Immigrant cinephilia : toward a canon of Asian American women's cinema
(2024-05) Ho, Xuan An ; Reeves, Roger; Gopalan, Lalitha; Schlund-Vials, Cathy; Bennett, Chad
This dissertation presents the first book-length study on Asian American women’s cinema. In the investigation of this cinema, I develop a theory of immigrant cinephilia, a form of spectatorship in which cinema mediates my understanding of the phenomenon of immigration and in which my immigrant positionality mediates my reading and perception of cinema. I pose several questions: How does the immigrant function as a topic in the diegesis of the film? What pattern of formal or aesthetic strategies can be detected in Asian American women’s cinema? And how does cinema—as a set of representational techniques and as an archive—participate in knowledge production concerning lives on the move? Registering the reality of the massive scale of global dislocation, immigrant film seems an appropriate field in which these questions might be posed. For the purposes of this study, I focus on three directors: Chloé Zhao, Rea Tajiri, and Trinh T. Minh-ha.
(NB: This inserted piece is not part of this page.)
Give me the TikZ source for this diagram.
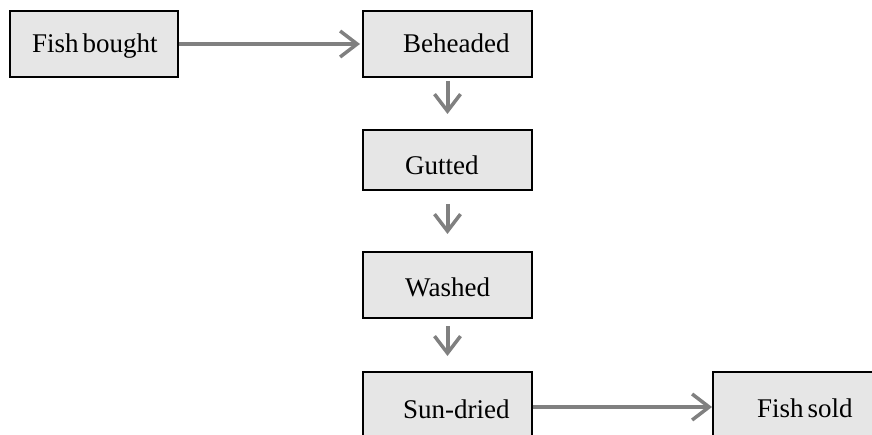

Embedded in these selections is the notion of eclecticism, not only in that the filmic traditions traverse diverse genres—from the Western to the home video to the essay film—but also in that the auteurs all come from different traditions. My choices purposefully play with the ambiguity of the immigrant by focusing on one director who was born in the United States, Rea Tajiri; one whose nationality is questionable, Chloé Zhao; which leaves only one who is unambiguously an Asian American immigrant, Trinh T. Minh-ha. By doing so, I allude to the shakiness, or even precariousness, of both the terms “immigrant” and “Asian American”; at the same time, I hope to emphasize immigrant cinema based on its shared principles, the unfixed positionality of the filmmaker in relation to the state, and aesthetic strategies, rather than simply limiting immigrant cinema to works made by and for immigrants. Theoretically, Asian American women’s cinema as immigrant cinema derives its ultimate coherence from the strategies of representing movement that I trace.